DATASET EXCERPT:
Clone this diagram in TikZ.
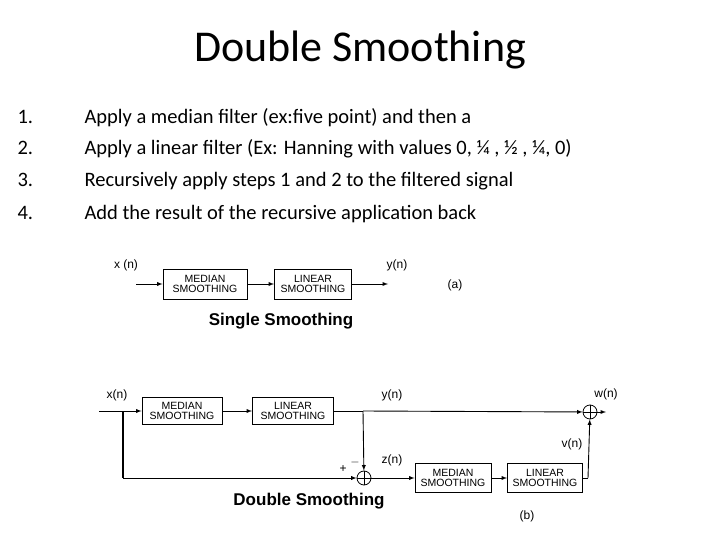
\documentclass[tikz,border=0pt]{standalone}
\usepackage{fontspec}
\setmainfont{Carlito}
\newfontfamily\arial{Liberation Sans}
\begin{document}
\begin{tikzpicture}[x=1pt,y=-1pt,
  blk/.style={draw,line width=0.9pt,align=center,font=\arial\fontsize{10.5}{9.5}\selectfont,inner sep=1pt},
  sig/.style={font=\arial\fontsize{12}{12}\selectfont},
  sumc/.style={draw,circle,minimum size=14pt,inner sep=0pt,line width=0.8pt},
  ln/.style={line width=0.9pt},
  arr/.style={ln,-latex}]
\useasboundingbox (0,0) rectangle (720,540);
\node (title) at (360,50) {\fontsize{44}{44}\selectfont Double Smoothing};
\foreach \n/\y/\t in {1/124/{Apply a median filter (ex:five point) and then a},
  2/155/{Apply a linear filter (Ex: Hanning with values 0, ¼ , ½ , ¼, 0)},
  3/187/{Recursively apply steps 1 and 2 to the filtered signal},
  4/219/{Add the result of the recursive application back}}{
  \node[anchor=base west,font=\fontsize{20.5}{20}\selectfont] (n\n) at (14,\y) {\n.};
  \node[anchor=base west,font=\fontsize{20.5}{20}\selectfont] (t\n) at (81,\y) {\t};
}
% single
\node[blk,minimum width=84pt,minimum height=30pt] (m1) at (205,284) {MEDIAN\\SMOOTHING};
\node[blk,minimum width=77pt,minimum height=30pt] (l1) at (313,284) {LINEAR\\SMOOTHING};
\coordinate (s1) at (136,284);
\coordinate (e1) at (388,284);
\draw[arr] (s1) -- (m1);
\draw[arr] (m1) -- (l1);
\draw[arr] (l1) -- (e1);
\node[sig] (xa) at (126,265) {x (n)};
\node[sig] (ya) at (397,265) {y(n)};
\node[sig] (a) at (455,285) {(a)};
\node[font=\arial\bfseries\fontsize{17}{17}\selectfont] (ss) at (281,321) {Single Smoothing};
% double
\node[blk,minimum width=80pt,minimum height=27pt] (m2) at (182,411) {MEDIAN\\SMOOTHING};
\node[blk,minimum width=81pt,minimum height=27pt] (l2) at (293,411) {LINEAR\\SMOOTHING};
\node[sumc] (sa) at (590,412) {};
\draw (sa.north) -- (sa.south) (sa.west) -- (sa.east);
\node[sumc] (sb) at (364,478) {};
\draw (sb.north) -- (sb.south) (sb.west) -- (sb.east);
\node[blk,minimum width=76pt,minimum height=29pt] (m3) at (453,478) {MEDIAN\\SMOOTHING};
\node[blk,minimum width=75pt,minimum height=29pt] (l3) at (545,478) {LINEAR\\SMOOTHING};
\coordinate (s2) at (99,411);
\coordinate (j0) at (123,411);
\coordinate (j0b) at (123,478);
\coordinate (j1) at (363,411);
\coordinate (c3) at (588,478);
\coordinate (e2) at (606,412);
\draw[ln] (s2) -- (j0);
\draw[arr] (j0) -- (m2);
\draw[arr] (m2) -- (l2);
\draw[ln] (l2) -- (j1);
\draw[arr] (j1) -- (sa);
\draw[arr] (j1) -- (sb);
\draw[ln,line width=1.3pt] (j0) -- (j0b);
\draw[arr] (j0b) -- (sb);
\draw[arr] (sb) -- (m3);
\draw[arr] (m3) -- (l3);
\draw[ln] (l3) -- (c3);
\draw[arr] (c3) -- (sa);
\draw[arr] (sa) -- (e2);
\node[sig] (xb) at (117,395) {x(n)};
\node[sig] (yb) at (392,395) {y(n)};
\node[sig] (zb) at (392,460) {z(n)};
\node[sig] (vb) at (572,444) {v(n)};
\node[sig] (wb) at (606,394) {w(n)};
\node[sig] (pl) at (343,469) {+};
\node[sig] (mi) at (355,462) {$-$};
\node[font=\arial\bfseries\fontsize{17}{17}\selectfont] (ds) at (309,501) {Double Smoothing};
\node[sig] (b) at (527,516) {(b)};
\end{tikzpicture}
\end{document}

TASK DIRECTIONS:
Would you set down the listing exactly, omitting pictures?

OUTPUT OF THE EXERCISE:
Clone this diagram in TikZ.
\documentclass[tikz,border=0pt]{standalone}
\usepackage{fontspec}
\setmainfont{Carlito}
\newfontfamily\arial{Liberation Sans}
\begin{document}
\begin{tikzpicture}[x=1pt,y=-1pt,
  blk/.style={draw,line width=0.9pt,align=center,font=\arial\fontsize{10.5}{9.5}\selectfont,inner sep=1pt},
  sig/.style={font=\arial\fontsize{12}{12}\selectfont},
  sumc/.style={draw,circle,minimum size=14pt,inner sep=0pt,line width=0.8pt},
  ln/.style={line width=0.9pt},
  arr/.style={ln,-latex}]
\useasboundingbox (0,0) rectangle (720,540);
\node (title) at (360,50) {\fontsize{44}{44}\selectfont Double Smoothing};
\foreach \n/\y/\t in {1/124/{Apply a median filter (ex:five point) and then a},
  2/155/{Apply a linear filter (Ex: Hanning with values 0, ¼ , ½ , ¼, 0)},
  3/187/{Recursively apply steps 1 and 2 to the filtered signal},
  4/219/{Add the result of the recursive application back}}{
  \node[anchor=base west,font=\fontsize{20.5}{20}\selectfont] (n\n) at (14,\y) {\n.};
  \node[anchor=base west,font=\fontsize{20.5}{20}\selectfont] (t\n) at (81,\y) {\t};
}
% single
\node[blk,minimum width=84pt,minimum height=30pt] (m1) at (205,284) {MEDIAN\\SMOOTHING};
\node[blk,minimum width=77pt,minimum height=30pt] (l1) at (313,284) {LINEAR\\SMOOTHING};
\coordinate (s1) at (136,284);
\coordinate (e1) at (388,284);
\draw[arr] (s1) -- (m1);
\draw[arr] (m1) -- (l1);
\draw[arr] (l1) -- (e1);
\node[sig] (xa) at (126,265) {x (n)};
\node[sig] (ya) at (397,265) {y(n)};
\node[sig] (a) at (455,285) {(a)};
\node[font=\arial\bfseries\fontsize{17}{17}\selectfont] (ss) at (281,321) {Single Smoothing};
% double
\node[blk,minimum width=80pt,minimum height=27pt] (m2) at (182,411) {MEDIAN\\SMOOTHING};
\node[blk,minimum width=81pt,minimum height=27pt] (l2) at (293,411) {LINEAR\\SMOOTHING};
\node[sumc] (sa) at (590,412) {};
\draw (sa.north) -- (sa.south) (sa.west) -- (sa.east);
\node[sumc] (sb) at (364,478) {};
\draw (sb.north) -- (sb.south) (sb.west) -- (sb.east);
\node[blk,minimum width=76pt,minimum height=29pt] (m3) at (453,478) {MEDIAN\\SMOOTHING};
\node[blk,minimum width=75pt,minimum height=29pt] (l3) at (545,478) {LINEAR\\SMOOTHING};
\coordinate (s2) at (99,411);
\coordinate (j0) at (123,411);
\coordinate (j0b) at (123,478);
\coordinate (j1) at (363,411);
\coordinate (c3) at (588,478);
\coordinate (e2) at (606,412);
\draw[ln] (s2) -- (j0);
\draw[arr] (j0) -- (m2);
\draw[arr] (m2) -- (l2);
\draw[ln] (l2) -- (j1);
\draw[arr] (j1) -- (sa);
\draw[arr] (j1) -- (sb);
\draw[ln,line width=1.3pt] (j0) -- (j0b);
\draw[arr] (j0b) -- (sb);
\draw[arr] (sb) -- (m3);
\draw[arr] (m3) -- (l3);
\draw[ln] (l3) -- (c3);
\draw[arr] (c3) -- (sa);
\draw[arr] (sa) -- (e2);
\node[sig] (xb) at (117,395) {x(n)};
\node[sig] (yb) at (392,395) {y(n)};
\node[sig] (zb) at (392,460) {z(n)};
\node[sig] (vb) at (572,444) {v(n)};
\node[sig] (wb) at (606,394) {w(n)};
\node[sig] (pl) at (343,469) {+};
\node[sig] (mi) at (355,462) {$-$};
\node[font=\arial\bfseries\fontsize{17}{17}\selectfont] (ds) at (309,501) {Double Smoothing};
\node[sig] (b) at (527,516) {(b)};
\end{tikzpicture}
\end{document}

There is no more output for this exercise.